The recent economic downturn has had an impact on wine auctions in the US, with significantly fewer lots being sold.
Normally, 80 to 100% of lots are sold, but recent revenues have fallen substantially and lot prices in three New York City auctions suggest the onset of a buyer’s market.
At NYWines/Christie’s, on 25 October only 67% of 641 lots were sold, bringing in US$595,476; the pre-sale low estimate was $979,000.
At Aulden Cellars/Sotheby’s on 28 October, 70% of 190 lots found buyers, generating $2,156,523, also much lower than the pre-sale low estimate.
After its 18 October auction, Acker Merrall & Condit reported that 100% of lots, from Swiss collector Wolfgang Grünewald, went for $4,442,406 against a pre-sale $4,977,330 high estimate.
Although it is technically accurate, Acker’s 100% sell-rate claim can be understood as misleading.
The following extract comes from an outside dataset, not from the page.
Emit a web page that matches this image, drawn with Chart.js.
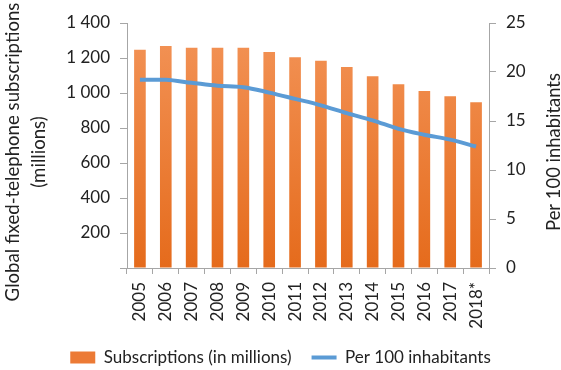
<!DOCTYPE html>
<html>
<head>
<meta charset="utf-8">
<script src="https://cdn.jsdelivr.net/npm/chart.js@4.4.1/dist/chart.umd.min.js"></script>
<style>
html,body{margin:0;padding:0;background:#fff;}
#wrap{width:561px;height:370px;position:relative;}
</style>
</head>
<body>
<div id="wrap"><canvas id="c" width="561" height="370"></canvas></div>
<script>
const categories = ['2005','2006','2007','2008','2009','2010','2011','2012','2013','2014','2015','2016','2017','2018*'];
const subscriptions = [1247, 1268, 1258, 1258, 1258, 1235, 1205, 1184, 1148, 1096, 1050, 1012, 981, 947];
const per100 = [19.2, 19.2, 18.9, 18.6, 18.45, 17.9, 17.26, 16.6, 15.8, 15.07, 14.2, 13.6, 13.1, 12.4];
const leftTicks = [0, 200, 400, 600, 800, 1000, 1200, 1400];
const rightTicks = [0, 5, 10, 15, 20, 25];
const leftTitle = ['Global fixed-telephone subscriptions', '(millions)'];
const rightTitle = 'Per 100 inhabitants';

const FONT = 'Lato';
const TXT = '#222222';
const AXIS = '#A6A6A6';

function barGradient(context) {
  const chart = context.chart;
  const area = chart.chartArea;
  if (!area) return '#EC7A35';
  const g = chart.ctx.createLinearGradient(0, area.top, 0, area.bottom);
  g.addColorStop(0, '#F39458');
  g.addColorStop(1, '#E56B1C');
  return g;
}

function fmt(v) {
  if (v === 0) return '';
  const s = String(v);
  return s.length > 3 ? s.slice(0, s.length - 3) + ' ' + s.slice(-3) : s;
}

const legendPlace = {
  id: 'legendPlace',
  beforeUpdate(chart) {
    const lg = chart.legend;
    if (lg && !lg._patched) {
      const orig = lg.fit;
      lg.fit = function () { orig.call(this); this.height = 37; };
      lg._patched = true;
    }
  },
  afterLayout(chart) {
    const lg = chart.legend;
    if (lg) { lg.top = 329; lg.bottom = 370; }
  }
};

function fitFont(ctx, text, target, base) {
  ctx.font = base + 'px ' + FONT;
  const w = ctx.measureText(text).width;
  return base * target / w;
}

// Axis titles, both reading bottom-to-top as in the reference
const axisTitles = {
  id: 'axisTitles',
  afterDraw(chart) {
    const ctx = chart.ctx;
    const ya = chart.scales.y, yb = chart.scales.y1;
    const cy = 152;
    ctx.save();
    ctx.fillStyle = TXT;
    ctx.textAlign = 'center';
    ctx.textBaseline = 'middle';
    const s1 = Math.min(19.5, fitFont(ctx, leftTitle[0], 299, 19));
    ctx.font = s1 + 'px ' + FONT;
    [[leftTitle[0], ya.left + 13], [leftTitle[1], ya.left + 39]].forEach(([t, x]) => {
      ctx.save(); ctx.translate(x, cy); ctx.rotate(-Math.PI / 2); ctx.fillText(t, 0, 0); ctx.restore();
    });
    const s2 = fitFont(ctx, rightTitle, 158, 18);
    ctx.font = s2 + 'px ' + FONT;
    ctx.save(); ctx.translate(yb.right - 7, cy); ctx.rotate(-Math.PI / 2); ctx.fillText(rightTitle, 0, 0); ctx.restore();
    ctx.restore();
  }
};

new Chart(document.getElementById('c'), {
  plugins: [legendPlace, axisTitles],
  data: {
    labels: categories,
    datasets: [
      {
        type: 'bar',
        label: 'Subscriptions (in millions)',
        data: subscriptions,
        yAxisID: 'y',
        backgroundColor: barGradient,
        borderWidth: 0,
        categoryPercentage: 1,
        barPercentage: 0.45,
        order: 2,
        pointStyle: 'rect'
      },
      {
        type: 'line',
        label: 'Per 100 inhabitants',
        data: per100,
        yAxisID: 'y1',
        borderColor: '#5B9BD5',
        backgroundColor: '#5B9BD5',
        borderWidth: 4,
        pointRadius: 0,
        tension: 0.35,
        fill: false,
        order: 1,
        pointStyle: 'line'
      }
    ]
  },
  options: {
    responsive: false,
    animation: false,
    devicePixelRatio: 1,
    layout: { padding: { top: 23, bottom: 0, left: 0, right: 0 } },
    plugins: {
      tooltip: { enabled: false },
      legend: {
        position: 'bottom',
        labels: {
          usePointStyle: true,
          pointStyleWidth: 25,
          boxHeight: 12,
          padding: 20,
          color: TXT,
          font: { family: FONT, size: 17 },
          sort: (a, b) => a.datasetIndex - b.datasetIndex,
          generateLabels(chart) {
            const items = Chart.defaults.plugins.legend.labels.generateLabels(chart);
            items.forEach(it => {
              if (it.datasetIndex === 0) { it.fillStyle = '#EC7A35'; it.strokeStyle = '#EC7A35'; it.lineWidth = 0; }
              else { it.lineWidth = 4; it.strokeStyle = '#5B9BD5'; }
            });
            return items;
          }
        }
      }
    },
    scales: {
      x: {
        offset: true,
        grid: { display: true, drawOnChartArea: false, drawTicks: true, tickLength: 6, color: AXIS, offset: true },
        border: { display: true, color: AXIS },
        ticks: { color: TXT, font: { family: FONT, size: 17 }, minRotation: 90, maxRotation: 90, autoSkip: false, padding: 8 },
        afterFit(s) { s.height = 65; }
      },
      y: {
        position: 'left',
        min: 0, max: 1400,
        afterBuildTicks(s) { s.ticks = leftTicks.map(v => ({ value: v })); },
        grid: { display: true, drawOnChartArea: false, drawTicks: true, tickLength: 7, color: AXIS },
        border: { display: true, color: AXIS },
        ticks: { color: TXT, font: { family: FONT, size: 17 }, padding: 10, callback: v => fmt(v) },
        title: { display: false },
        afterFit(s) { s.width = 127; }
      },
      y1: {
        position: 'right',
        min: 0, max: 25,
        afterBuildTicks(s) { s.ticks = rightTicks.map(v => ({ value: v })); },
        grid: { display: true, drawOnChartArea: false, drawTicks: true, tickLength: 7, color: AXIS },
        border: { display: true, color: AXIS },
        ticks: { color: TXT, font: { family: FONT, size: 17 }, padding: 10 },
        title: { display: false },
        afterFit(s) { s.width = 72; }
      }
    }
  }
});
</script>
</body>
</html>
Numerous lots in the sale were passed up but, following the auction, Grünewald reduced their reserve prices to make them more inviting in post-sale transactions.
At Zachys’ inaugural auction in Hong Kong on 25 October, 85% of 871 lots was sold for $5,201,503, under the $5,655,590 pre-sale low estimate. The high estimate was an ambitious $8,627,400.
Jamie Ritchie, head of Sotheby’s North American wine department, said the market was slowing down.
‘The price of wine, particularly at the higher end, has gone through a two-year period of unprecedented increases,’ he said. ‘Not surprisingly, we now see a period of price adjustments.’